Certamente anche gli animali hanno il dono della memoria: ricordano e riconoscono chi vuole loro bene e gliene fa, come riconoscono e rifuggono chi li maltratta. È una memoria più o meno a breve termine, esclusa quella degli elefanti e dei delfini, che comunque serve a loro ed a noi per stabilire e consolidare un reciproco buon rapporto.
La memoria, quindi, come elemento naturale e fisiologico necessario alla permanenza nostra e loro in questo mondo.
Noi umani, invece, grazie sempre all’essere “sapientes, sapientes”, abbiamo una memoria di certo più lunga di loro, ma soprattutto abbiamo una “memoria selettiva” che ci consente di ricordare le cose che ci piacciono o ci “convengono” e di dimenticare quelle che non ci piacciono o non ci “convengono”.
Non è necessario rifletterci molto per notare questo comportamento, oltre che nei singoli individui, specie nei suoi gruppi sociali (partiti, sindacati, associazioni…). Non dissimile il comportamento degli Stati, specie in regime di villaggio globale.
Mi si dirà che tali atteggiamenti “adattativi” hanno finalità di utilità sociale volte a garantire princìpi inalienabili di umanità e di benessere generale.
Sarà pur vero, come è altrettanto vero che il nostro oggi nasce dal nostro ieri, come il nostro domani nascerà dal nostro oggi: e allora ci si può rendere conto che la memoria del passato “a senso alternato” può essere generatrice e foriera di altre sciagure.
E allora la odierna levata di scudi contro la “sovranista” Ungheria si ricorda della Rivoluzione ungherese antisovietica che fu repressa nel sangue (2700 morti) dai comunisti russi? E la nostra Ilaria Salis, tanto attiva e coraggiosa da andare a schiaffeggiare due “neo-nazisti” ungheresi, sarebbe andata a schiaffeggiare con pari intensità emotiva due carristi russi che giravano per Budapest sui loro carrarmati? O si sarebbe unita nel darsi fuoco al giovane Jan Palach che il 16 gennaio del 69 si immolò nella piazza San Venceslao di Praga per protesta contro gli stessi carrarmati russi che opprimevano la “primavera di Praga”? Ed oggi andrebbe a schiaffeggiare Putin a nome degli ucraini? Probabilmente no, grazie alla nostra “memoria a senso alternato”.

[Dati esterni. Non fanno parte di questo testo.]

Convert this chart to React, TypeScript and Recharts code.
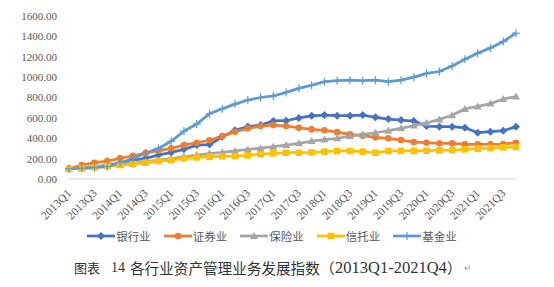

La stessa che , nella eguale levata di scudi oggi contro Israele, ci fa dimenticare, a convenienza, la persecuzione millenaria degli ebrei, la Shoa con i suoi milioni di morti, il vile attentato dei palestinesi alla Olimpiadi di Monaco del 15 luglio del 1972 con la uccisione di undici atleti ebrei, ed infine il selvaggio attentato terroristico dei mesi scorsi da parte di Hamas.
La morale di quanto esposto sta nel monologo di Shilock nel Mercante di Venezia, di Wiliam Shakespeare scritto nel 1596, quasi mezzo millennio fa, ma attualissimo:
“Egli m’ha vilipeso in tutti i modi, e una volta m’ha impedito di concludere un affare per un milione.
Ha goduto per le mie perdite e ha dileggiato i miei guadagni,
ha disprezzato la mia razza, ha intralciato i miei buoni affari,
ha allontanato da me i miei buoni amici e mi ha aizzato contro i nemici!
E tutto questo per quale ragione? Perché sono ebreo! E dunque?
Non ha forse occhi un ebreo? Non ha mani, organi, membra, sensi, affetti e passioni?
Non si nutre egli forse dello stesso cibo di cui si nutre un cristiano?
Non viene ferito forse dalle stesse armi?
Non è soggetto alle sue stesse malattie?
Non è curato e guarito dagli stessi rimedi?
E non è infine scaldato e raggelato dallo stesso inverno e dalla stessa estate che un cristiano?
Se ci pungete non versiamo sangue, forse?
E se ci fate il solletico non ci mettiamo forse a ridere?
Se ci avvelenate, non moriamo?
E se ci usate torto non cercheremo di rifarci con la vendetta?
Se siamo uguali a voi in tutto il resto, dovremo rassomigliarvi anche in questo.
Se un ebreo fa un torto a un cristiano, a che si riduce la mansuetudine di costui? Nella vendetta.
E se un cristiano fa un torto a un ebreo quale esempio di sopportazione gli offre il cristiano? La vendetta.
La stessa malvagità che voi ci insegnate sarà da me praticata,
e non sarà certo difficile che io riesca persino ad andare oltre l’insegnamento.”